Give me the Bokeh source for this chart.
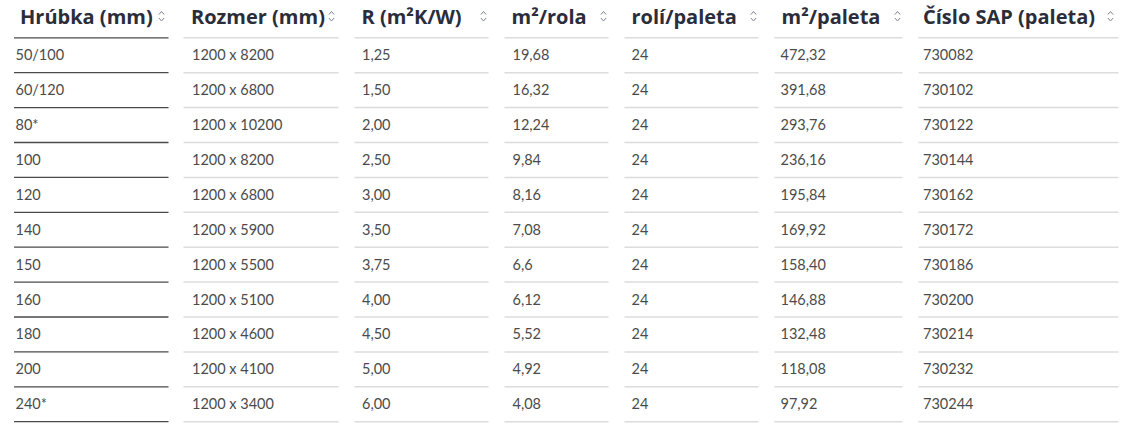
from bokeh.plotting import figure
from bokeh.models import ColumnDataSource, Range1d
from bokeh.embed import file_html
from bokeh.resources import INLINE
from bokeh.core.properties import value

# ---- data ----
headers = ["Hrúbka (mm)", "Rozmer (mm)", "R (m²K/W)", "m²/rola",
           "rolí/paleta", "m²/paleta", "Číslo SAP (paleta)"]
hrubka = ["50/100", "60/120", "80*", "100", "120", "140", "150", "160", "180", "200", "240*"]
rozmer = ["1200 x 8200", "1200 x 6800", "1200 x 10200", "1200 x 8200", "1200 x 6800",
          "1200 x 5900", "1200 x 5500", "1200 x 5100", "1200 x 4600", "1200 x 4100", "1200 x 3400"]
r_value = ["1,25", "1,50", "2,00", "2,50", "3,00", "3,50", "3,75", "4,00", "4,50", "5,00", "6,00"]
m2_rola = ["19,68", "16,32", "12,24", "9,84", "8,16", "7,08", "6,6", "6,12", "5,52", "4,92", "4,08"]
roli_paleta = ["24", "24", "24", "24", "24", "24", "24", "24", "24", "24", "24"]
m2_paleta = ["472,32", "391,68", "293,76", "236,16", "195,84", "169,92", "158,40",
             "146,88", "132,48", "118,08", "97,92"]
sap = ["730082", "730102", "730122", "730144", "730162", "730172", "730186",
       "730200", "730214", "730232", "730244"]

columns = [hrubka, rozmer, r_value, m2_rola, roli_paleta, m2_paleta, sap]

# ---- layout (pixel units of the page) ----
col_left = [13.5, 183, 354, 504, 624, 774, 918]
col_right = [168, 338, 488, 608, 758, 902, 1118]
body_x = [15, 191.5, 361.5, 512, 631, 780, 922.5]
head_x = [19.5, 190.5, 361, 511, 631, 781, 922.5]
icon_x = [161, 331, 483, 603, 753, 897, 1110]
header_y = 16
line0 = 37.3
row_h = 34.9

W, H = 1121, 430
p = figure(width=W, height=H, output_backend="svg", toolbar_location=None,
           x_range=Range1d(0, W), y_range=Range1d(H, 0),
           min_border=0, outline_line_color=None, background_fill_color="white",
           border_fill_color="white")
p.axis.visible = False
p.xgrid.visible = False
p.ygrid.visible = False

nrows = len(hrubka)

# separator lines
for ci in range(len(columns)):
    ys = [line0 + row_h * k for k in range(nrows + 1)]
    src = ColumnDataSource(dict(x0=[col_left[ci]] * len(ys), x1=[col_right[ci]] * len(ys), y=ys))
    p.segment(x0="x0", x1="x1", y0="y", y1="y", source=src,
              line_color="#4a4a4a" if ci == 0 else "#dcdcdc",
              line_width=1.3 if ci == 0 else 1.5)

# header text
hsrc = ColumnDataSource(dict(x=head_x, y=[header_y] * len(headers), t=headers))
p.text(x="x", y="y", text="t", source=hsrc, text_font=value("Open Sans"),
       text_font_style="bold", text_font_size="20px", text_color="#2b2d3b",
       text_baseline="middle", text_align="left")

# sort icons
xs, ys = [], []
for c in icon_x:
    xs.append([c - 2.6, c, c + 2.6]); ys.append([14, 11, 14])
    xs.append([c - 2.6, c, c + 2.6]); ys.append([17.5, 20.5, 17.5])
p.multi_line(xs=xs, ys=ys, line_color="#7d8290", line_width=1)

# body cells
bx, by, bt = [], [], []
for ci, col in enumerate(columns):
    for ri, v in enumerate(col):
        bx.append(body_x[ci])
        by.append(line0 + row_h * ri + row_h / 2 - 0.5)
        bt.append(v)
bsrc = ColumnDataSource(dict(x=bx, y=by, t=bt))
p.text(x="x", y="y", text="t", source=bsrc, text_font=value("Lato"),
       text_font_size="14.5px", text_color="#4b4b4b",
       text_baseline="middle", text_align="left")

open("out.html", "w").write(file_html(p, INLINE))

================

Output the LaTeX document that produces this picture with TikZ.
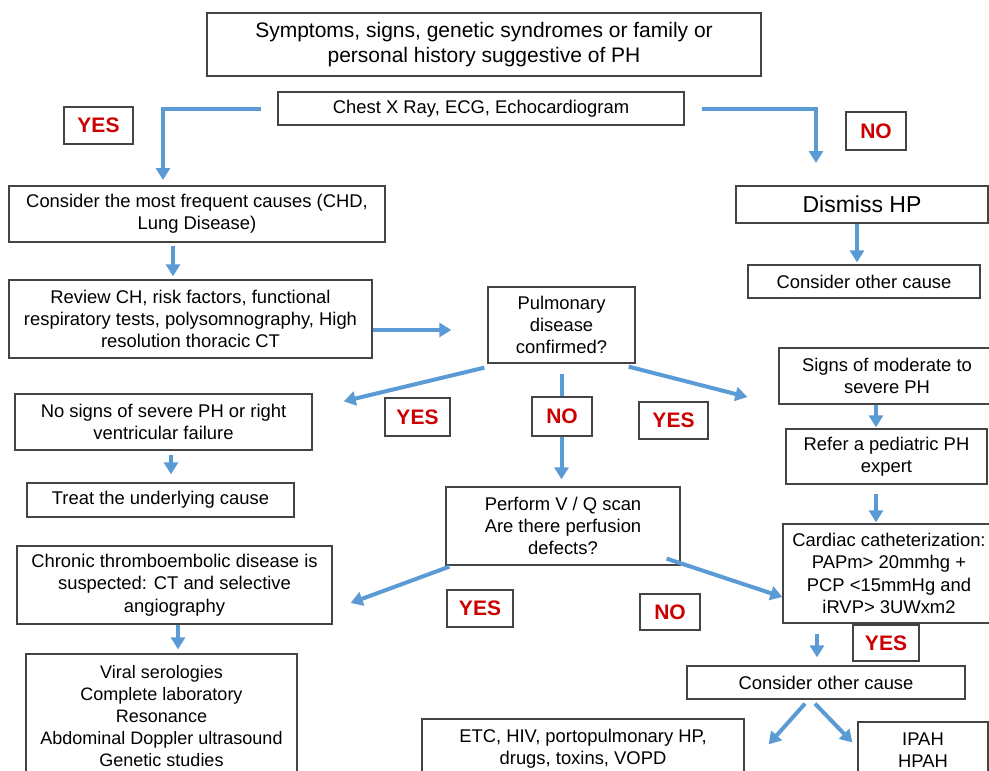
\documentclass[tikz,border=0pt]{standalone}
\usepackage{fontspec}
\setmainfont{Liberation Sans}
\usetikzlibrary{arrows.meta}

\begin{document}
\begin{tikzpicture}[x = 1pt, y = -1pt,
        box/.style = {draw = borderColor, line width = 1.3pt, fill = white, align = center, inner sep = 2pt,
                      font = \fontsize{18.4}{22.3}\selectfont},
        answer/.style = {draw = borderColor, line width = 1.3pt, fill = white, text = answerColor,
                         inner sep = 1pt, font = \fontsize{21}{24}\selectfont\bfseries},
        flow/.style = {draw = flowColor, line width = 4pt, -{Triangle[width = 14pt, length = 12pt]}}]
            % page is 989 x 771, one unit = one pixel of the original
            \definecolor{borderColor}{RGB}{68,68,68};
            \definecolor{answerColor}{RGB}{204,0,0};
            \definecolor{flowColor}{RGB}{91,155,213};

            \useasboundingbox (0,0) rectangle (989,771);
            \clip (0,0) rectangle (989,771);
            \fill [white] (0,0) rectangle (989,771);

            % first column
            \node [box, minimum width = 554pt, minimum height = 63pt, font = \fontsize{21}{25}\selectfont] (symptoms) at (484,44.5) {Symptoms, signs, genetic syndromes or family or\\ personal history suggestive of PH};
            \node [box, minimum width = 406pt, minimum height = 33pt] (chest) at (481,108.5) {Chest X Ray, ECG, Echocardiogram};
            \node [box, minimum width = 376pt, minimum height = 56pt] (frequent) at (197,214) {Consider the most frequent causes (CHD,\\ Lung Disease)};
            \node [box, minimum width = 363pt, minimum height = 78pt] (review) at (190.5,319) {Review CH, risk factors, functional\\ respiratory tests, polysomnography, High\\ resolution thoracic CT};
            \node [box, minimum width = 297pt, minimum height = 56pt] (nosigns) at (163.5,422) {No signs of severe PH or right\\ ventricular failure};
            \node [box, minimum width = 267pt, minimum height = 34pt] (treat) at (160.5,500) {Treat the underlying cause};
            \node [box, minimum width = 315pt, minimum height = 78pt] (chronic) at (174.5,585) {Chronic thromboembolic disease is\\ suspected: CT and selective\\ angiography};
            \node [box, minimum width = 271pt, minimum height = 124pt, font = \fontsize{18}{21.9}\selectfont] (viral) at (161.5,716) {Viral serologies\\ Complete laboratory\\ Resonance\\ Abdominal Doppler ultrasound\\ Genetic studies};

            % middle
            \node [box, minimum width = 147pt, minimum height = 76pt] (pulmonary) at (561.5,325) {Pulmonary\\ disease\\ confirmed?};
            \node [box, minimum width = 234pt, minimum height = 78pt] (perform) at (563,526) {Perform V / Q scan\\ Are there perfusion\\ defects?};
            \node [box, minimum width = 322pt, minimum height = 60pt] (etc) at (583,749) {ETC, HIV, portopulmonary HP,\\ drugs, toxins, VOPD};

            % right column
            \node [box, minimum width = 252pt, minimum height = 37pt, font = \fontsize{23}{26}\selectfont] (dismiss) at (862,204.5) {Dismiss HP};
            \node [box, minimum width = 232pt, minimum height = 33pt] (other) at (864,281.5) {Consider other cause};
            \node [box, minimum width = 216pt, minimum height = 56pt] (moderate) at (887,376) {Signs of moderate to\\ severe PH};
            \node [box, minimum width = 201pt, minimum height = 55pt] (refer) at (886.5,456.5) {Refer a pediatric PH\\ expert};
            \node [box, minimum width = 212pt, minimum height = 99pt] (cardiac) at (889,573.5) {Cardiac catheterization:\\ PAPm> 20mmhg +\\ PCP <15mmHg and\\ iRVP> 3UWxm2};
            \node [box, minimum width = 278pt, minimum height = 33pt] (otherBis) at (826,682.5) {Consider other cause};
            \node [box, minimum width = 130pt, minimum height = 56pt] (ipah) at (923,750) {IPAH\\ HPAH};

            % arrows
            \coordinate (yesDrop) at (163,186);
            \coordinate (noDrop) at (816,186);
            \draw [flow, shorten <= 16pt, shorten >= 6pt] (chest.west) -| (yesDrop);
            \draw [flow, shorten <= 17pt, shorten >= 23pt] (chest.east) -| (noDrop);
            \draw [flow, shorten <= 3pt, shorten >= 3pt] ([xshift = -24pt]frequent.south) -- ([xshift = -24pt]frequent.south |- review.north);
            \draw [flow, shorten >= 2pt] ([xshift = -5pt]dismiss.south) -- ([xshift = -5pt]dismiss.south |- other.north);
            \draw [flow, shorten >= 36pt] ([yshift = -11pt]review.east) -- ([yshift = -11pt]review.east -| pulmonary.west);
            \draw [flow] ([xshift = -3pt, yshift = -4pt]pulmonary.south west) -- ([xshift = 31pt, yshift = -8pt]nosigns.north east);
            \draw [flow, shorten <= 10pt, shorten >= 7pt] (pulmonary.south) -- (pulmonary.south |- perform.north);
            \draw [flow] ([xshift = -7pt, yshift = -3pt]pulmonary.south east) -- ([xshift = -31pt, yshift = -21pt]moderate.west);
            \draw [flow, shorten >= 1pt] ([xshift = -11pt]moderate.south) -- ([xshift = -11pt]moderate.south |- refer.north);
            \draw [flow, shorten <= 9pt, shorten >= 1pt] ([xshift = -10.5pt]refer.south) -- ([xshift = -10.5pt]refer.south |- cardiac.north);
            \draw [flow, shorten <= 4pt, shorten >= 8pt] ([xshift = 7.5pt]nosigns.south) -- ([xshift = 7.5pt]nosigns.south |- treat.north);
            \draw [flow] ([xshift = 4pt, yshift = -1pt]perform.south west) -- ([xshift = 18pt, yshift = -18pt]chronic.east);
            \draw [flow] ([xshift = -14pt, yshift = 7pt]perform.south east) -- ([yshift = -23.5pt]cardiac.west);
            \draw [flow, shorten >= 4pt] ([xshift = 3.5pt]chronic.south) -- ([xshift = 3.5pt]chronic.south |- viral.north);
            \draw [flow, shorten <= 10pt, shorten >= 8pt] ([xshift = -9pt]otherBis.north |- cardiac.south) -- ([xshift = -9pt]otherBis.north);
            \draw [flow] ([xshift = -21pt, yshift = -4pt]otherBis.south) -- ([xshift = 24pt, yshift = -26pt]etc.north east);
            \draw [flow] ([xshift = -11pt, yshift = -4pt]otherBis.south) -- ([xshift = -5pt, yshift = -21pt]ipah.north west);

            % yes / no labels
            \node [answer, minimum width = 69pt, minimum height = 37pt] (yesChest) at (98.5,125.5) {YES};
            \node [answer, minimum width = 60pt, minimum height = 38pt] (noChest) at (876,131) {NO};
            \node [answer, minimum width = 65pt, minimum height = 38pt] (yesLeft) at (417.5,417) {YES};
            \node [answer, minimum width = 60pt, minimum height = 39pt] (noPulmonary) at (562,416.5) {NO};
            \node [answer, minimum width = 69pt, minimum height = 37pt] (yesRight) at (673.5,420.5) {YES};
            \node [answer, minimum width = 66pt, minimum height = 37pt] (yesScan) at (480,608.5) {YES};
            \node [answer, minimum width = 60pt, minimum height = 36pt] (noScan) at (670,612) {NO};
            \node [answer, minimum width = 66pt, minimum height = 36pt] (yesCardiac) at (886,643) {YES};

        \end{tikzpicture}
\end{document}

================

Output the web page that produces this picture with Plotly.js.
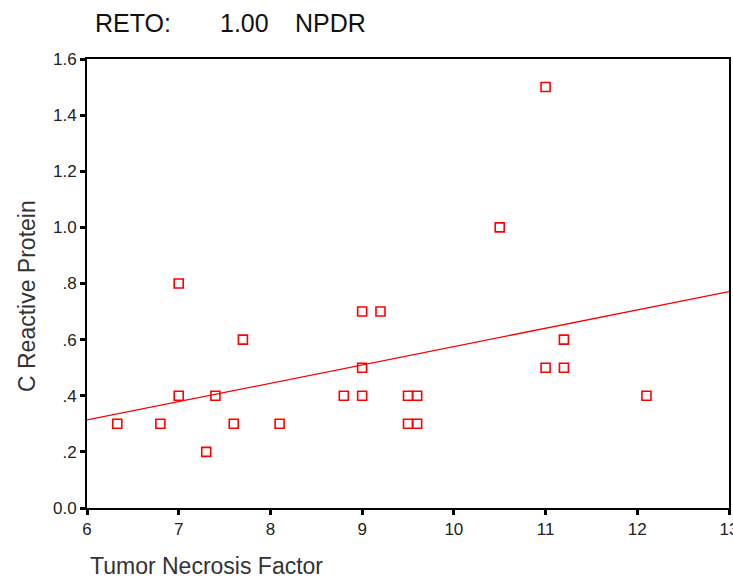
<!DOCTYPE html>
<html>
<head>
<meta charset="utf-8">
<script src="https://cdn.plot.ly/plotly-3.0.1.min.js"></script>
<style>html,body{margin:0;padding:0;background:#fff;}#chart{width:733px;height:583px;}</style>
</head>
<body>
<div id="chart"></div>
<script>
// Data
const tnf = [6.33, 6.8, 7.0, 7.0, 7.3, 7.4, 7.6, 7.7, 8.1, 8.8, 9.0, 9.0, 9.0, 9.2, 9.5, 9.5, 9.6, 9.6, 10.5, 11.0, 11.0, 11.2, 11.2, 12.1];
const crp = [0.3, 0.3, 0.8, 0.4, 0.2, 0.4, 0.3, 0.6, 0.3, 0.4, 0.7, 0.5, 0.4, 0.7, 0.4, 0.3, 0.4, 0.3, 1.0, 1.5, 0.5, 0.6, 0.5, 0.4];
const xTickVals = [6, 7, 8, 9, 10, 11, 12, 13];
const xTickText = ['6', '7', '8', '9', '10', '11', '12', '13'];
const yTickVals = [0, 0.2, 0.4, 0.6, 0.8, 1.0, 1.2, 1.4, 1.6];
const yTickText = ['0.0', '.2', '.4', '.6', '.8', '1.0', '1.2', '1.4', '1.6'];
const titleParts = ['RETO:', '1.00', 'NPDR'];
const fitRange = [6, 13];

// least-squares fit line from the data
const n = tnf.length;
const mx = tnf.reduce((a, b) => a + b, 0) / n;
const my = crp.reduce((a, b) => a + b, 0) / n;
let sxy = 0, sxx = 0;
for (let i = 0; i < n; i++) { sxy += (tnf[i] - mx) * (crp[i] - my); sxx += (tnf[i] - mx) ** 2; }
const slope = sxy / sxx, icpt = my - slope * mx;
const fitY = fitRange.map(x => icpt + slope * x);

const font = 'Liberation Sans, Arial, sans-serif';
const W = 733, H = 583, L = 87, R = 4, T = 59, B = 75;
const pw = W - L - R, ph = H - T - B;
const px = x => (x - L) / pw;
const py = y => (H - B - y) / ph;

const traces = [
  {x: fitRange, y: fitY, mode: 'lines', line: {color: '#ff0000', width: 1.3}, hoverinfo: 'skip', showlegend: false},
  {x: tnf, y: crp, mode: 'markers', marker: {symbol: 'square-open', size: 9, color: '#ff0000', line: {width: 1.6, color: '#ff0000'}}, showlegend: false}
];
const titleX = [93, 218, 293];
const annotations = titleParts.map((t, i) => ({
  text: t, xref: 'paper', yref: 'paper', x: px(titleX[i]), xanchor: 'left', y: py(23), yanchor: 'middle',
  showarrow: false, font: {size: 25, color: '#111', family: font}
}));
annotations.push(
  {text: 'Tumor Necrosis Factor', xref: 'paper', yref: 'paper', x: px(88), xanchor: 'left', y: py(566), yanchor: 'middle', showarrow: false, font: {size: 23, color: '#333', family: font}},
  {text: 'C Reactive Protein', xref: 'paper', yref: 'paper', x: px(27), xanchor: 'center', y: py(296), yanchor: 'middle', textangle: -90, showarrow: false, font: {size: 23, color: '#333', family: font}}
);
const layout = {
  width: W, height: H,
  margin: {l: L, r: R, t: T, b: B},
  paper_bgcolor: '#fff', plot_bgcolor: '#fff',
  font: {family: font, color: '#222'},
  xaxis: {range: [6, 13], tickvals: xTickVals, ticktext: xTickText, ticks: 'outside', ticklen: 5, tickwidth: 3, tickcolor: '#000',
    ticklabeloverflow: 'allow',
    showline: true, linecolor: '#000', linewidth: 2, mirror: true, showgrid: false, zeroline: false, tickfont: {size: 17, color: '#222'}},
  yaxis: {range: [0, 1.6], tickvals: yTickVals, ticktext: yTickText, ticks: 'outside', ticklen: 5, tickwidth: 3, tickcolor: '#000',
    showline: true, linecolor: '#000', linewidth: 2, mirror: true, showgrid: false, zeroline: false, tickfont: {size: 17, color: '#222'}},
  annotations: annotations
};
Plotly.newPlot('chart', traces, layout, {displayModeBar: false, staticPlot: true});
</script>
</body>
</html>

================

### What you will do
Output nothing except the lines from the one containing "Give me the Bokeh source for this chart." through the one containing "from bokeh.core.properties import value", both kept, with the pictures removed.

### Written response
Give me the Bokeh source for this chart.
from bokeh.plotting import figure
from bokeh.models import ColumnDataSource, Range1d
from bokeh.embed import file_html
from bokeh.resources import INLINE
from bokeh.core.properties import value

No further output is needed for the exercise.